Task directions – Among the entries below, find the lines with "chart" and copy them.

Given data –
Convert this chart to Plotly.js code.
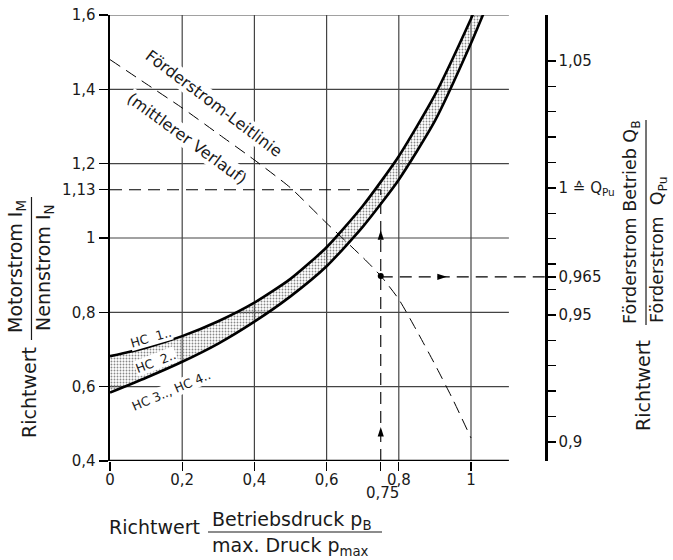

...

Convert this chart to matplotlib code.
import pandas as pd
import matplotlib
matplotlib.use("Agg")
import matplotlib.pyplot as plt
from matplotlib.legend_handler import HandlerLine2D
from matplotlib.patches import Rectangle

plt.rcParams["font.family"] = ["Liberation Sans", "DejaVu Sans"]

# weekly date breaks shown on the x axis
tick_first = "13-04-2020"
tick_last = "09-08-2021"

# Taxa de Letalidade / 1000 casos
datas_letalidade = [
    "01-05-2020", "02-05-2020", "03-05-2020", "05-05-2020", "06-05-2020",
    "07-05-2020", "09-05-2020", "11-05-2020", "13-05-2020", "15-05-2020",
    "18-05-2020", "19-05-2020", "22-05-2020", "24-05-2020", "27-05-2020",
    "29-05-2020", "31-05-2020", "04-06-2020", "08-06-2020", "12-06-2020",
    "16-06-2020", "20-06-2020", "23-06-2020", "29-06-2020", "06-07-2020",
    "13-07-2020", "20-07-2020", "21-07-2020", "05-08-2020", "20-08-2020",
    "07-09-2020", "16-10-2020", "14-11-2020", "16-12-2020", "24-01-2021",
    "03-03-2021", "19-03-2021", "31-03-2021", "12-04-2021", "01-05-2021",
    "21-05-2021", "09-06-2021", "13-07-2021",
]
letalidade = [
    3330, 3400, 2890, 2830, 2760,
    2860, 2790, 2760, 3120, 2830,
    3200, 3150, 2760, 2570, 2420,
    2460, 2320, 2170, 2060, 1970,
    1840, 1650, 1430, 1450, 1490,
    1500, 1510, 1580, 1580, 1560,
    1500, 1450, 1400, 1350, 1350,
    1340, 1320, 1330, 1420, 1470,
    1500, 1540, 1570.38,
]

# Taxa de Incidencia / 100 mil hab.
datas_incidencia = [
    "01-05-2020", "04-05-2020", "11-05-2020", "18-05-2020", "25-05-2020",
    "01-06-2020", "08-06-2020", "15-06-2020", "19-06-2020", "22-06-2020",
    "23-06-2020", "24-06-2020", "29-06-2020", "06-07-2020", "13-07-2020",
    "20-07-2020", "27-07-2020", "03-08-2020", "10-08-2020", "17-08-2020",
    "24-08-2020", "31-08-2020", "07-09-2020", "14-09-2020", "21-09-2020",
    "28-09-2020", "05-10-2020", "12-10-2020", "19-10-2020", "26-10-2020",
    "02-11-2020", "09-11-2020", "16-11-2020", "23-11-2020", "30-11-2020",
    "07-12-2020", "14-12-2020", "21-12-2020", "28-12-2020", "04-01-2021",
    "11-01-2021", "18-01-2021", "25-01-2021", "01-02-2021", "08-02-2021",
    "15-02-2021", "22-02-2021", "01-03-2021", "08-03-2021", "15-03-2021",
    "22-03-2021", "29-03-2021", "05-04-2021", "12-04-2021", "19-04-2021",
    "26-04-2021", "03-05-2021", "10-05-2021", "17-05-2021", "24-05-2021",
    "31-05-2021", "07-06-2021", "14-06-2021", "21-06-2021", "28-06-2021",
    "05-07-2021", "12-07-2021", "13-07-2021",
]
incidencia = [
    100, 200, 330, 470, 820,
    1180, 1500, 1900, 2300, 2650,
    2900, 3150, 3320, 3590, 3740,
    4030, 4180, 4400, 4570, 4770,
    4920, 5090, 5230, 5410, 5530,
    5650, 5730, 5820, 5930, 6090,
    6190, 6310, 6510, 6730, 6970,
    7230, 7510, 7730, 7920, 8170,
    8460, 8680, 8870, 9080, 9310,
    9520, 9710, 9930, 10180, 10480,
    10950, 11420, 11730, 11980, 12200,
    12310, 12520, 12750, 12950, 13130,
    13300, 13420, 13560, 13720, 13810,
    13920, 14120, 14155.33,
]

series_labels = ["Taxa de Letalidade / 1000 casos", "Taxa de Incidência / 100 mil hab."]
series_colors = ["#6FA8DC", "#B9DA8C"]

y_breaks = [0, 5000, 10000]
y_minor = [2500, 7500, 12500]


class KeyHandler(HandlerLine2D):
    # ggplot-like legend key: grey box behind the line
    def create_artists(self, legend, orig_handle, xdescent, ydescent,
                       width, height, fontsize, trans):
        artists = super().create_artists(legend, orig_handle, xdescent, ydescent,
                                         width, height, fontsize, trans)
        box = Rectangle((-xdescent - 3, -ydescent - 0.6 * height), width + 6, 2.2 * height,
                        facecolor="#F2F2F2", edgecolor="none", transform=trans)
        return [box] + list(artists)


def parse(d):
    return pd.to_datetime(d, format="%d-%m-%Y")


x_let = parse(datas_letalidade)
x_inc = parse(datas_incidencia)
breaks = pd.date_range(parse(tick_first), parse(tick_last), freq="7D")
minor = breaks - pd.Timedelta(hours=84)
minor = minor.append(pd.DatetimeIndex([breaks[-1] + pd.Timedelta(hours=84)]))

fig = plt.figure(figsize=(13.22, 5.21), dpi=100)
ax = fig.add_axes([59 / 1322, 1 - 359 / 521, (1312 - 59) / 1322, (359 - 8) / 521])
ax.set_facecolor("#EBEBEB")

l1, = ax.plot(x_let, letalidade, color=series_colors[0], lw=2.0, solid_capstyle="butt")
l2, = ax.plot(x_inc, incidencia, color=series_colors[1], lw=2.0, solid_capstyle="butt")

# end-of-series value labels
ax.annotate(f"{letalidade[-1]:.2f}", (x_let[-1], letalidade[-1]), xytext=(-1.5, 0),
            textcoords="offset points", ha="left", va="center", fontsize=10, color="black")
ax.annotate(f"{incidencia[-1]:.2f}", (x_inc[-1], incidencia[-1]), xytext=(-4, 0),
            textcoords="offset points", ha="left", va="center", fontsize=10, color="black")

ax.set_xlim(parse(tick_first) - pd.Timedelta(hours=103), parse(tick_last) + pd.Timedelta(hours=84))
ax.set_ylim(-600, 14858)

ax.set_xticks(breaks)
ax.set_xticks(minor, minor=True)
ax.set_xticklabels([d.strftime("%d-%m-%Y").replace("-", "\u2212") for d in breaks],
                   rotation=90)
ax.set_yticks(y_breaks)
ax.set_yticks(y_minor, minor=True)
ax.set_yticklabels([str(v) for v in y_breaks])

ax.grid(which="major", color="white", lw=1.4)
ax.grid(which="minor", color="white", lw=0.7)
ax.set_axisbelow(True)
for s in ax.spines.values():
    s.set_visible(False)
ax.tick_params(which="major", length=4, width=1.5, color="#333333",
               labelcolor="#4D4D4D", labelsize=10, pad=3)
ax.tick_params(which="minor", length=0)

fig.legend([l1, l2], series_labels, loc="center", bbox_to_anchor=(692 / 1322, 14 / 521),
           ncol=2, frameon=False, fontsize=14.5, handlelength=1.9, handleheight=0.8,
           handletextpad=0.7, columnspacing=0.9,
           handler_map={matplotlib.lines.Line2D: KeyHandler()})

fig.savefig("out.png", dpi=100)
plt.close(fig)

Written answer –
Convert this chart to Plotly.js code.
Convert this chart to matplotlib code.

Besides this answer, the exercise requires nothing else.